His ``Clean Hands'' corruption probes unearthed an elaborate system of illegal party financing and destroyed the careers of an entire political class, including former prime ministers Bettino Craxi and Arnaldo Forlani.
Judge Di Pietro's resignation as an investigating magistrate Tuesday after months of unrelenting political opposition shocked Italians, whose gratitude and respect he had earned.
``It's a bitter day, for the country, for justice, for all honest people,'' says Antonino Caponnetto, the former magistrate who created the Palermo anti-Mafia judicial pool. ``No one should give up at this moment.''
Di Pietro's work, which has extended over two years, led Italians to vote in new politicians in last March's parliamentary elections, including Prime Minister Silvio Berlusconi, who would himself come under a Clean Hands investigation on the very day he was presiding over an international forum on organized crime.
Mr.

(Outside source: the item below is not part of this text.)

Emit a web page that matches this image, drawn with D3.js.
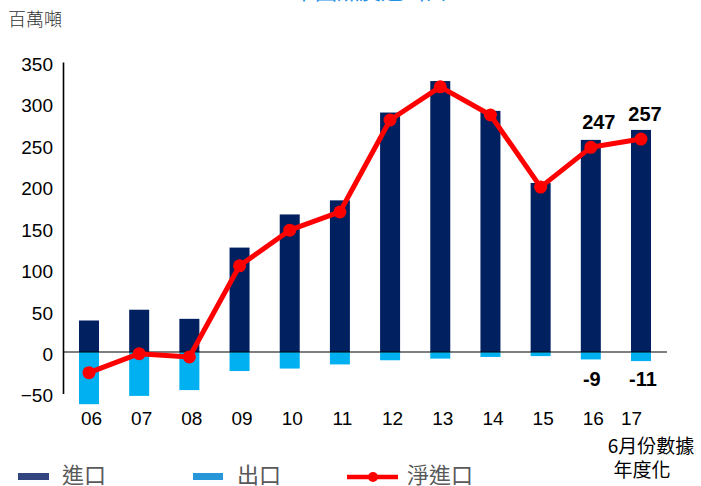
<!DOCTYPE html>
<html>
<head>
<meta charset="utf-8">
<script src="https://cdn.jsdelivr.net/npm/d3@7/dist/d3.min.js"></script>
<style>
  html, body { margin: 0; padding: 0; background: #fff; }
  svg { display: block; }
</style>
</head>
<body>
<svg id="chart" width="701" height="486"></svg>
<script>
// Coal imports / exports / net imports, million tonnes
const years    = ["06", "07", "08", "09", "10", "11", "12", "13", "14", "15", "16", "17"];
const imports  = [38, 51, 40, 126, 166, 183, 289, 327, 291, 204, 256, 268];
const exports_ = [-63, -53, -46, -23, -20, -15, -10, -8, -6, -5, -9, -11];
const netImports = [-25, -2, -6, 104, 147, 169, 280, 320, 286, 199, 247, 257];
const yTicks   = [-50, 0, 50, 100, 150, 200, 250, 300, 350];
const seriesNames = ["進口", "出口", "淨進口"];
const unitLabel = "百萬噸";
const titleText = "中國煤炭進出口";
const lastYearNote = ["6月份數據", "年度化"];

const COL_IMPORT = "#002060";
const COL_EXPORT = "#00b0f0";
const COL_NET = "#ff0000";
const FONT = "'Liberation Sans', Arial, sans-serif";
const CJK = "'Noto Sans CJK TC', 'Noto Sans CJK SC', sans-serif";

const svg = d3.select("#chart");

const x = d3.scalePoint().domain(years).range([89, 641]);
const y = d3.scaleLinear().domain([-50, 350]).range([393.4, 62]);
const barW = 20;

// title (sits mostly above the top edge)
svg.append("text")
  .attr("x", 370).attr("y", -1.5)
  .attr("text-anchor", "middle")
  .style("font-family", CJK).style("font-size", "22px")
  .attr("fill", "#1e8fe6")
  .text(titleText);

// unit label
svg.append("text")
  .attr("x", 8).attr("y", 26)
  .style("font-family", CJK).style("font-size", "18px")
  .style("font-weight", 300)
  .attr("fill", "#333")
  .text(unitLabel);

// import bars
svg.append("g").selectAll("rect")
  .data(years)
  .join("rect")
  .attr("x", d => x(d) - barW / 2)
  .attr("width", barW)
  .attr("y", (d, i) => y(imports[i]))
  .attr("height", (d, i) => y(0) - y(imports[i]))
  .attr("fill", COL_IMPORT);

// export bars
svg.append("g").selectAll("rect")
  .data(years)
  .join("rect")
  .attr("x", d => x(d) - barW / 2)
  .attr("width", barW)
  .attr("y", y(0))
  .attr("height", (d, i) => y(exports_[i]) - y(0))
  .attr("fill", COL_EXPORT);

// y axis
const yAxis = d3.axisLeft(y).tickValues(yTicks).tickSize(0).tickPadding(10);
const gy = svg.append("g").attr("transform", "translate(63,0)").call(yAxis);
gy.select(".domain").attr("stroke", "#000").attr("stroke-width", 1.6);
gy.selectAll("text")
  .style("font-family", FONT).style("font-size", "19px")
  .attr("fill", "#000").attr("dy", "0.45em");

// zero baseline
svg.append("line")
  .attr("x1", 63).attr("x2", 667)
  .attr("y1", y(0)).attr("y2", y(0))
  .attr("stroke", "#000").attr("stroke-width", 1.2);

// x category labels
const xAxis = d3.axisBottom(x).tickSize(0).tickPadding(0);
const gx = svg.append("g").attr("transform", "translate(2,411)").call(xAxis);
gx.select(".domain").remove();
gx.selectAll("text")
  .style("font-family", FONT).style("font-size", "19px")
  .attr("fill", "#000").attr("dy", "0.75em")
  .attr("dx", d => d === "17" ? -12 : 0);

// note under the last category
svg.append("text")
  .attr("x", 651).attr("y", 453)
  .attr("text-anchor", "middle")
  .style("font-family", CJK).style("font-size", "19px")
  .attr("fill", "#000")
  .text(lastYearNote[0]);
svg.append("text")
  .attr("x", 642).attr("y", 477)
  .attr("text-anchor", "middle")
  .style("font-family", CJK).style("font-size", "19px")
  .attr("fill", "#000")
  .text(lastYearNote[1]);

// net import line
const line = d3.line().x((d, i) => x(years[i])).y(d => y(d));
svg.append("path")
  .datum(netImports)
  .attr("d", line)
  .attr("fill", "none")
  .attr("stroke", COL_NET)
  .attr("stroke-width", 5)
  .attr("stroke-linejoin", "round");
svg.append("g").selectAll("circle")
  .data(netImports)
  .join("circle")
  .attr("cx", (d, i) => x(years[i]))
  .attr("cy", d => y(d))
  .attr("r", 6.5)
  .attr("fill", COL_NET);

// value labels for the last two years
const lastIdx = [10, 11];
const netOffsetX = [8, 4];
const expOffsetX = [1, 2];
svg.append("g").selectAll("text")
  .data(lastIdx)
  .join("text")
  .attr("x", (d, k) => x(years[d]) + netOffsetX[k])
  .attr("y", d => y(netImports[d]) - 18)
  .attr("text-anchor", "middle")
  .style("font-family", FONT).style("font-size", "20px").style("font-weight", "bold")
  .attr("fill", "#000")
  .text(d => netImports[d]);
svg.append("g").selectAll("text")
  .data(lastIdx)
  .join("text")
  .attr("x", (d, k) => x(years[d]) + expOffsetX[k])
  .attr("y", 386)
  .attr("text-anchor", "middle")
  .style("font-family", FONT).style("font-size", "20px").style("font-weight", "bold")
  .attr("fill", "#000")
  .text(d => exports_[d]);

// legend
const lg = svg.append("g");
lg.append("rect").attr("x", 18).attr("y", 473).attr("width", 31).attr("height", 7).attr("fill", "#33457f");
lg.append("rect").attr("x", 193).attr("y", 473).attr("width", 30).attr("height", 7).attr("fill", "#2596d8");
lg.append("line").attr("x1", 347).attr("x2", 398).attr("y1", 477).attr("y2", 477)
  .attr("stroke", COL_NET).attr("stroke-width", 4.5);
lg.append("circle").attr("cx", 373).attr("cy", 477).attr("r", 5).attr("fill", COL_NET);
const legendX = [62, 237, 407];
lg.selectAll("text.lt")
  .data(seriesNames)
  .join("text")
  .attr("class", "lt")
  .attr("x", (d, i) => legendX[i])
  .attr("y", 483)
  .style("font-family", CJK).style("font-size", "22px")
  .attr("fill", "#595959")
  .text(d => d);
</script>
</body>
</html>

Berlusconi has been ``too busy'' to answer Di Pietro's questions in the probe that involves bribes paid by the prime minister's Fininvest company to Italy's tax inspectors (in what amounted to extortion, Fininvest says).

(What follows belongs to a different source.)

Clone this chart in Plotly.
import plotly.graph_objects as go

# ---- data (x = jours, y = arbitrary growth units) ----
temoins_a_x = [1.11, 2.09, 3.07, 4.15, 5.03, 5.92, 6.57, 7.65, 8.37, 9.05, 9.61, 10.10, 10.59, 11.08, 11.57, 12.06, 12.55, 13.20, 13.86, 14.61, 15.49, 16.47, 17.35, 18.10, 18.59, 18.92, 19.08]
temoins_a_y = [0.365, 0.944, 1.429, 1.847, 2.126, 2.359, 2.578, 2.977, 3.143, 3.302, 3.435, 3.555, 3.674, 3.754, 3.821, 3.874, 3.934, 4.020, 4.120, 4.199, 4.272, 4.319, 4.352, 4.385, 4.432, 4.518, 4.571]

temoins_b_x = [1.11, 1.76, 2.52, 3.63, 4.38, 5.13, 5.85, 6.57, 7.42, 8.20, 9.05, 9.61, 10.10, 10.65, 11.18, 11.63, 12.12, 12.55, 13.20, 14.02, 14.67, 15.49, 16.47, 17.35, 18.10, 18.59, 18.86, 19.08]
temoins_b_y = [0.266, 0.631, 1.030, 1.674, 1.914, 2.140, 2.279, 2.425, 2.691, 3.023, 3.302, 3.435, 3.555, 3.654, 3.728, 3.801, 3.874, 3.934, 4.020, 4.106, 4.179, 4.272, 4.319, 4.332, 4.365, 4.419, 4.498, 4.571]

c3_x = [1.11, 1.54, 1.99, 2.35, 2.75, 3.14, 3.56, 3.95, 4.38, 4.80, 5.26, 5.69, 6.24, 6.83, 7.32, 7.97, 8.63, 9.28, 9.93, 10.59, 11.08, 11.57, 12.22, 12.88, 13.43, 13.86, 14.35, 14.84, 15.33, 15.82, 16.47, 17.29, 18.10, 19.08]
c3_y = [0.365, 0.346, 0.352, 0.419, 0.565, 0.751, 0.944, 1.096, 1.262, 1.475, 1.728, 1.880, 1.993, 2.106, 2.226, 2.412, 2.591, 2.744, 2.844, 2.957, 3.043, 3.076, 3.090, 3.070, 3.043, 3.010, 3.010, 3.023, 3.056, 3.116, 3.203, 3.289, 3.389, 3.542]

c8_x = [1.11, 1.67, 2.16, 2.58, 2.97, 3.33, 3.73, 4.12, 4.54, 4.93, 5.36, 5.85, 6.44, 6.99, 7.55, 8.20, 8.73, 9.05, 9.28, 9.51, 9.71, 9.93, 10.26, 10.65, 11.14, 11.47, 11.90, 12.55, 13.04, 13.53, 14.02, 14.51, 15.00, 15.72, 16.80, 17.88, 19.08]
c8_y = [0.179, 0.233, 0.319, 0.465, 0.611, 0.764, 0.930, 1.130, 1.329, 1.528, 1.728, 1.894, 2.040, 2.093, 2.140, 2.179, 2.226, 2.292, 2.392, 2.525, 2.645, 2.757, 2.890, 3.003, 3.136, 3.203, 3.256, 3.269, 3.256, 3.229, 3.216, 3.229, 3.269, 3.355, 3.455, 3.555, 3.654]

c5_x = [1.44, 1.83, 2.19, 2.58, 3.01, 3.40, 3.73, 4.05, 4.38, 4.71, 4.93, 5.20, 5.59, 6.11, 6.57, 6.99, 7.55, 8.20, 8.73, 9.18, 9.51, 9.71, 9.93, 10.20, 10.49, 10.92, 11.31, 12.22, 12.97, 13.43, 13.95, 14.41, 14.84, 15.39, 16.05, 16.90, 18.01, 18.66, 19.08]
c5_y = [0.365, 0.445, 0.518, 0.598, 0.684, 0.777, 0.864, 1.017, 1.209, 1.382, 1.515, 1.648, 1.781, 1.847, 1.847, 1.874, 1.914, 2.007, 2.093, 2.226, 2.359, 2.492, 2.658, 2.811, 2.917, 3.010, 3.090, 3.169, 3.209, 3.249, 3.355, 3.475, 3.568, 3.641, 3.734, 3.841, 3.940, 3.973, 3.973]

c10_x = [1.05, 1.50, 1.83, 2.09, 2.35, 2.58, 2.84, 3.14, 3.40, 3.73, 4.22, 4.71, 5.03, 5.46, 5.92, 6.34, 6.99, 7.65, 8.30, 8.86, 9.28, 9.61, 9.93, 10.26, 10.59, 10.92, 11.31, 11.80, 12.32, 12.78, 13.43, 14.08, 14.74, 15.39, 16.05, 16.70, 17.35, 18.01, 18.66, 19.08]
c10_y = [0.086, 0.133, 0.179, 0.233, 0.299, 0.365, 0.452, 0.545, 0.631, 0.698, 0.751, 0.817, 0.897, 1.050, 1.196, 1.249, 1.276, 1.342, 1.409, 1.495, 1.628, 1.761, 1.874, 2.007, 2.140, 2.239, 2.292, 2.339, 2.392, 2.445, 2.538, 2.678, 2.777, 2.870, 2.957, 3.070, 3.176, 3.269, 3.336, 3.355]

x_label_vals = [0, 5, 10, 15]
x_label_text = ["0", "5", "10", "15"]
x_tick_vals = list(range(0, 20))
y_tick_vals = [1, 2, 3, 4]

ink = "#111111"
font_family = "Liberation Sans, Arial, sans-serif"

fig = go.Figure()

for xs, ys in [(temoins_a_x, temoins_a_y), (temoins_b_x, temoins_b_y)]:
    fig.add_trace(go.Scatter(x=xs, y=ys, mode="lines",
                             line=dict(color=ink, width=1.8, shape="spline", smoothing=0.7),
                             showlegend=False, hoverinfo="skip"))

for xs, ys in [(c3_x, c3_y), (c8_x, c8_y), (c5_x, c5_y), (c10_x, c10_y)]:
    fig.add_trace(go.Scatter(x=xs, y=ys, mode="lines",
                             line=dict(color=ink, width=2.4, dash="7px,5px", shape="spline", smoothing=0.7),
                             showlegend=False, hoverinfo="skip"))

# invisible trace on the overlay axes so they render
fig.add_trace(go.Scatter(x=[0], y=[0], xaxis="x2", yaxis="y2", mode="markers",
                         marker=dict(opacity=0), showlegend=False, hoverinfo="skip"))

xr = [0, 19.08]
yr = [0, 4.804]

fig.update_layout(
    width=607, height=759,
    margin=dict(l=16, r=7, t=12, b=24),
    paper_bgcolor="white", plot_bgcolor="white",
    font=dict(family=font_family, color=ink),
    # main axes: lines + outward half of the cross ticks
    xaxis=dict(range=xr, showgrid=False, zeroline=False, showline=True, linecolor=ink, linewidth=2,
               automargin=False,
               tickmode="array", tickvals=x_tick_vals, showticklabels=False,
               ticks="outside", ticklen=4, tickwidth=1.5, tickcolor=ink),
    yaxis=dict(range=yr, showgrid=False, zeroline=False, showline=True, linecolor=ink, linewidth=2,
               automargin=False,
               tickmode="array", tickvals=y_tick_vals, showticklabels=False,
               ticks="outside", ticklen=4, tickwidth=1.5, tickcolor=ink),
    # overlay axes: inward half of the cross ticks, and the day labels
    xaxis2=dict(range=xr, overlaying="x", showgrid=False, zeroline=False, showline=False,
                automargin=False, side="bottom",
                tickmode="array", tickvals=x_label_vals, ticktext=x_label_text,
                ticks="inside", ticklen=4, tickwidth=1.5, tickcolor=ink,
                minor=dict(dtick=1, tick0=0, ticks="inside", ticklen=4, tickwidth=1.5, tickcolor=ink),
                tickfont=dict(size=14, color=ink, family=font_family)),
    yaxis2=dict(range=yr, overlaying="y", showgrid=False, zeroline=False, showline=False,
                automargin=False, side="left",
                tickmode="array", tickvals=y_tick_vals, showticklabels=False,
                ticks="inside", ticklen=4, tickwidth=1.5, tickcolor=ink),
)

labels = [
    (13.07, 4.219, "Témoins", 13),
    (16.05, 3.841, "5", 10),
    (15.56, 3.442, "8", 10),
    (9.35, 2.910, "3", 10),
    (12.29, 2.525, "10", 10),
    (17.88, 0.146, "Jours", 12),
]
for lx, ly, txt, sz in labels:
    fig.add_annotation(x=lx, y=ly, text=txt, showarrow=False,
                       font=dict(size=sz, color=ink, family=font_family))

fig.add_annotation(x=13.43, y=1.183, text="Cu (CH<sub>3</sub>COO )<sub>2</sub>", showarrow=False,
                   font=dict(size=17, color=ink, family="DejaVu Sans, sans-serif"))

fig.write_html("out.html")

After the bad news for Berlusconi, which came on Nov. 22, the country's Supreme Court took the tax-inspector probe away from the Clean Hands pool and gave it to the smaller court in Brescia. The center-left opposition criticized the High Court decision as a political act in favor of Berlusconi.
In his resignation later, Di Pietro said he had always tried to work in the most objective way possible but that lately his role had become so personalized, that he felt so used by people who wanted to see some political end in his normal work as a judge, that the only solution he could see to restore faith in the country's institutions was to resign.

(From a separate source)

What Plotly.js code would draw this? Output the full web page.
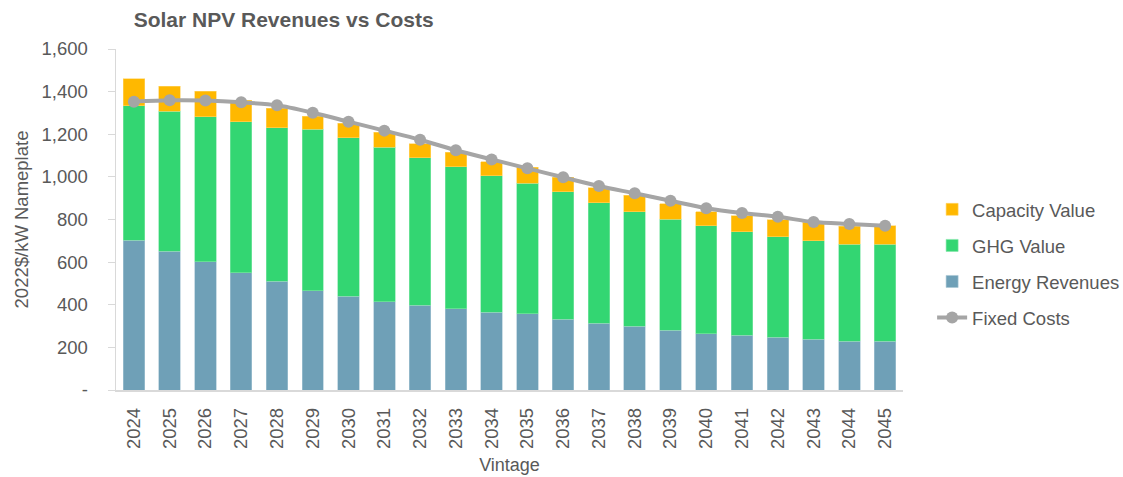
<!DOCTYPE html>
<html>
<head>
<meta charset="utf-8">
<script src="https://cdn.plot.ly/plotly-3.0.1.min.js"></script>
<style>html,body{margin:0;padding:0;background:#fff;}#chart{width:1123px;height:477px;}</style>
</head>
<body>
<div id="chart"></div>
<script>
const vintages = ['2024','2025','2026','2027','2028','2029','2030','2031','2032','2033','2034','2035','2036','2037','2038','2039','2040','2041','2042','2043','2044','2045'];
const energyRevenues = [702,652,601,551,510,466,440,414,397,382,364,357,332,313,299,280,264,257,247,238,228,228];
const ghgValue = [631,657,682,708,721,758,744,726,693,666,642,614,598,566,538,522,506,486,471,463,457,457];
const capacityValue = [128,117,118,101,91,60,67,69,66,67,65,74,68,69,76,71,67,74,80,86,83,86];
const fixedCosts = [1353,1359,1358,1350,1336,1301,1259,1217,1174,1125,1082,1040,998,957,923,888,853,830,813,788,779,771];
const yTickVals = [0,200,400,600,800,1000,1200,1400,1600];
const yTickText = ['-','200','400','600','800','1,000','1,200','1,400','1,600'];

const textColor = '#595959';
const fontFam = 'Liberation Sans, Arial, sans-serif';

const traces = [
  {type:'bar', name:'Energy Revenues', x:vintages, y:energyRevenues, marker:{color:'#6FA0B7', line:{color:'#A9C7D5', width:0.6}}, legendgroup:'c', legendrank:3},
  {type:'bar', name:'GHG Value', x:vintages, y:ghgValue, marker:{color:'#33D672', line:{color:'#85E6AA', width:0.6}}, legendgroup:'b', legendrank:2},
  {type:'bar', name:'Capacity Value', x:vintages, y:capacityValue, marker:{color:'#FFB800', line:{color:'#FFD466', width:0.6}}, legendgroup:'a', legendrank:1},
  {type:'scatter', mode:'lines+markers', name:'Fixed Costs', x:vintages, y:fixedCosts, line:{color:'#A5A5A5', width:4, shape:'spline', smoothing:0.8}, marker:{color:'#A5A5A5', size:12}, legendgroup:'d', legendrank:4}
];

const layout = {
  width:1123, height:477,
  margin:{l:116, r:220, t:49, b:87, autoexpand:false},
  paper_bgcolor:'#fff', plot_bgcolor:'#fff',
  barmode:'stack', bargap:0.4,
  font:{family:fontFam, color:textColor, size:16},
  title:{text:'<b>Solar NPV Revenues vs Costs</b>', font:{family:fontFam, size:21, color:textColor}, xref:'container', yref:'container', x:0.119, xanchor:'left', y:0.958, yanchor:'middle'},
  xaxis:{
    type:'category', tickangle:-90, showgrid:false, showline:true, linecolor:'#D9D9D9', linewidth:1.5,
    ticks:'', tickfont:{size:18.5, color:textColor}, range:[-0.5,21.5], ticklabelstandoff:9,
    title:{text:'Vintage', font:{size:18, color:textColor}, standoff:10}
  },
  yaxis:{
    range:[0,1600], tickvals:yTickVals, ticktext:yTickText, showgrid:false, zeroline:false,
    showline:true, linecolor:'#D9D9D9', linewidth:1.5, ticks:'outside', ticklen:7, tickcolor:'#D9D9D9',
    tickfont:{size:18.5, color:textColor}, ticklabelstandoff:16,
    title:{text:'2022$/kW Nameplate', font:{size:18.5, color:textColor}, standoff:8}
  },
  legend:{x:1.037, xanchor:'left', y:0.37, yanchor:'middle', traceorder:'grouped', tracegroupgap:9, font:{size:18.5, color:textColor}, bgcolor:'rgba(0,0,0,0)'},
  showlegend:true
};

Plotly.newPlot('chart', traces, layout, {displayModeBar:false, staticPlot:true});
</script>
</body>
</html>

Di Pietro's political independence and professional excellence inspired a generation of young Italians to apply to law school, the same way young Americans in the 1970s flocked to journalism school after the triumphs of Bob Woodward and Carl Bernstein in uncovering the Watergate scandal.
Clean Hands started in what was apparently an ordinary case of corruption in Milan. In February 1992, Di Pietro arrested Mario Chiesa, the head of a retirement home, in the act of taking a kickback.
The kickback was destined for Mr. Craxi's Socialist Party. Di Pietro, meticulously entering all the data he could get on Mr. Chiesa and his associates, managed to learn in the end that the obscure Socialist functionary had collected about $9 million in illegal party funding.
As Di Pietro continued his investigations, the entire world of Socialist and Christian Democratic power came crashing down.
The biggest blow to the political old order was the Enimont chemical company ``maxikickback'' trial, at which Di Pietro made his closing arguments Tuesday. Numerous politicians were accused of receiving millions of dollars from the company in illegal party funding.
Craxi, under questioning by Di Pietro last year, made a long preliminary defense in which he said all the political parties took kickbacks and everyone knew it. Mr. Forlani, a former Christian Democrat leader, had testified earlier in the day under obvious stress, and said he knew nothing about any kickbacks.
The Christian Democratic Party subsequently splintered into three smaller parties, none of them daring to retain the old name.
The Italian Socialist Party, which had been the No. 2 in government coalitions with the Christian Democrats for years, went into a freefall. Virtually no one admitted to being a Socialist, as the impression grew that the party was nothing more than a band of thieves. Craxi left Italy for Tunisia, where he says he is too ill to return to testify in the numerous trials against him.